WRITTEN INSTRUCTION
Retype exactly the lines from the first one through the line with "const boundaries = d3.range(categories.length", including both ends; skip any pictures.

RAW DATA
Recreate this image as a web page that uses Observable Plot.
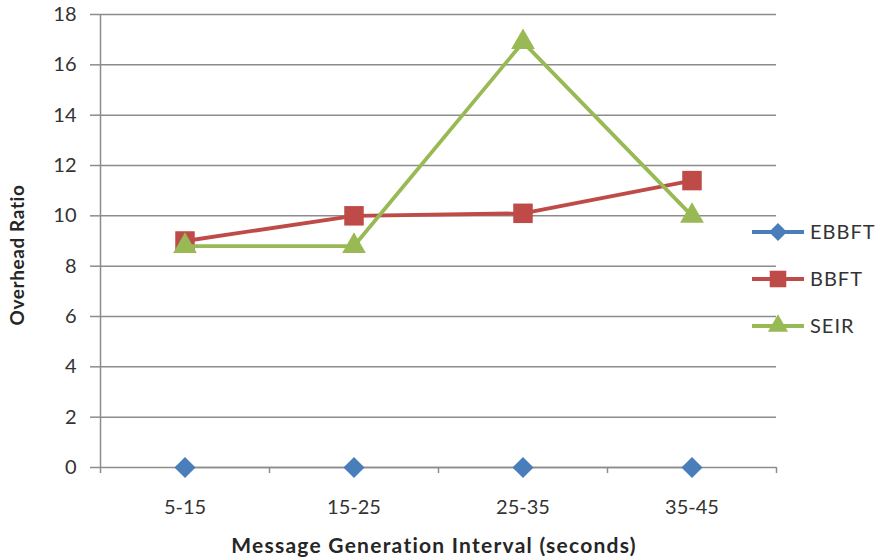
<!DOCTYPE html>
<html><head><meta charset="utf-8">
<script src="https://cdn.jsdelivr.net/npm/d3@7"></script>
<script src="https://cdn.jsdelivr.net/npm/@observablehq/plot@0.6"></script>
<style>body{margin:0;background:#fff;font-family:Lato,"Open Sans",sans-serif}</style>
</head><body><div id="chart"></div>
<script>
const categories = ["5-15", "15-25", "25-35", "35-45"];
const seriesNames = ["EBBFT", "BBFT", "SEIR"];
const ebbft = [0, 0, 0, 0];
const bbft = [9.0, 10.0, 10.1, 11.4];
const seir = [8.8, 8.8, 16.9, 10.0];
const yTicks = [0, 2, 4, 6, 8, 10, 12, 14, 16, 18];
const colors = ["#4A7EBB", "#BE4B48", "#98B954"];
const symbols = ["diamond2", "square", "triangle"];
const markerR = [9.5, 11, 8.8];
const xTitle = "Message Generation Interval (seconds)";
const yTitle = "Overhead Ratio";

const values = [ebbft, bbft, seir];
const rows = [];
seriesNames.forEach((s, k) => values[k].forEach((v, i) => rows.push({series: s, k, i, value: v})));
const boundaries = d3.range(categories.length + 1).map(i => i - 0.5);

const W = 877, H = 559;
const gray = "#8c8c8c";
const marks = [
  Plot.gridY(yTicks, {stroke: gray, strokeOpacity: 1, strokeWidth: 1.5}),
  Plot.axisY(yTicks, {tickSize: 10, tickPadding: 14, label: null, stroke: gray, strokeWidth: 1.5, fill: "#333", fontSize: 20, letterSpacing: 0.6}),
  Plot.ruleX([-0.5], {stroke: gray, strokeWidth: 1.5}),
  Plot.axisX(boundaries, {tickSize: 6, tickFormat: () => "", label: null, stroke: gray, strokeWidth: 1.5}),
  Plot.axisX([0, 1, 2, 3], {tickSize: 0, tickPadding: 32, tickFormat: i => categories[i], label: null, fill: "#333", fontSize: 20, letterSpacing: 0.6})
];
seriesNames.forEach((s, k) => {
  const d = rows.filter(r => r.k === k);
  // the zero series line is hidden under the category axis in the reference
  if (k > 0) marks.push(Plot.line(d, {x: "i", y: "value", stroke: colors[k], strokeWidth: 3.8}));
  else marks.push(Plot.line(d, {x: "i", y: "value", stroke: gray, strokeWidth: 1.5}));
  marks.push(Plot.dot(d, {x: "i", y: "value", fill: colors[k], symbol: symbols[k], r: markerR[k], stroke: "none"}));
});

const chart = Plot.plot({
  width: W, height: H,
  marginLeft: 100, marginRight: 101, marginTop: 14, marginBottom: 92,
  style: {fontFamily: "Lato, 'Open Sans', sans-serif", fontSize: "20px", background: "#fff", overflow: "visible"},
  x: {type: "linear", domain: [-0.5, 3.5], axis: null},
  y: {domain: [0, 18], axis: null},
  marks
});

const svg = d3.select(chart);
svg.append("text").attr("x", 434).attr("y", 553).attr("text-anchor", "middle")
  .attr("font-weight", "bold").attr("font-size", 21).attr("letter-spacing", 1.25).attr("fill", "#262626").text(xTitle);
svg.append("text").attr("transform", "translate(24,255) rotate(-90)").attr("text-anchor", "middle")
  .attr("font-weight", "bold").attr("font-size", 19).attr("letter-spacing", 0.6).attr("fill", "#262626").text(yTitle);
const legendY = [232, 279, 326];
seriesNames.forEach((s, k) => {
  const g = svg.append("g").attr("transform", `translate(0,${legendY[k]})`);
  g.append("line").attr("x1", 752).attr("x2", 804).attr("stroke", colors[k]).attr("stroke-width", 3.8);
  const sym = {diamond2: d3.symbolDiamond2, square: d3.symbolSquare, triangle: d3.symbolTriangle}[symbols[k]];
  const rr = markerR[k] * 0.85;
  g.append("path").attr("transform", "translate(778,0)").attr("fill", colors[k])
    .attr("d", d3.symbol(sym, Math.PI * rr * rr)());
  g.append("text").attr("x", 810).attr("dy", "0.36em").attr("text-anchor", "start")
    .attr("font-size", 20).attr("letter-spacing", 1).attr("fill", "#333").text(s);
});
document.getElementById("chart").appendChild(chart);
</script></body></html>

CORRECT ANSWER
Recreate this image as a web page that uses Observable Plot.
<!DOCTYPE html>
<html><head><meta charset="utf-8">
<script src="https://cdn.jsdelivr.net/npm/d3@7"></script>
<script src="https://cdn.jsdelivr.net/npm/@observablehq/plot@0.6"></script>
<style>body{margin:0;background:#fff;font-family:Lato,"Open Sans",sans-serif}</style>
</head><body><div id="chart"></div>
<script>
const categories = ["5-15", "15-25", "25-35", "35-45"];
const seriesNames = ["EBBFT", "BBFT", "SEIR"];
const ebbft = [0, 0, 0, 0];
const bbft = [9.0, 10.0, 10.1, 11.4];
const seir = [8.8, 8.8, 16.9, 10.0];
const yTicks = [0, 2, 4, 6, 8, 10, 12, 14, 16, 18];
const colors = ["#4A7EBB", "#BE4B48", "#98B954"];
const symbols = ["diamond2", "square", "triangle"];
const markerR = [9.5, 11, 8.8];
const xTitle = "Message Generation Interval (seconds)";
const yTitle = "Overhead Ratio";

const values = [ebbft, bbft, seir];
const rows = [];
seriesNames.forEach((s, k) => values[k].forEach((v, i) => rows.push({series: s, k, i, value: v})));
const boundaries = d3.range(categories.length + 1).map(i => i - 0.5);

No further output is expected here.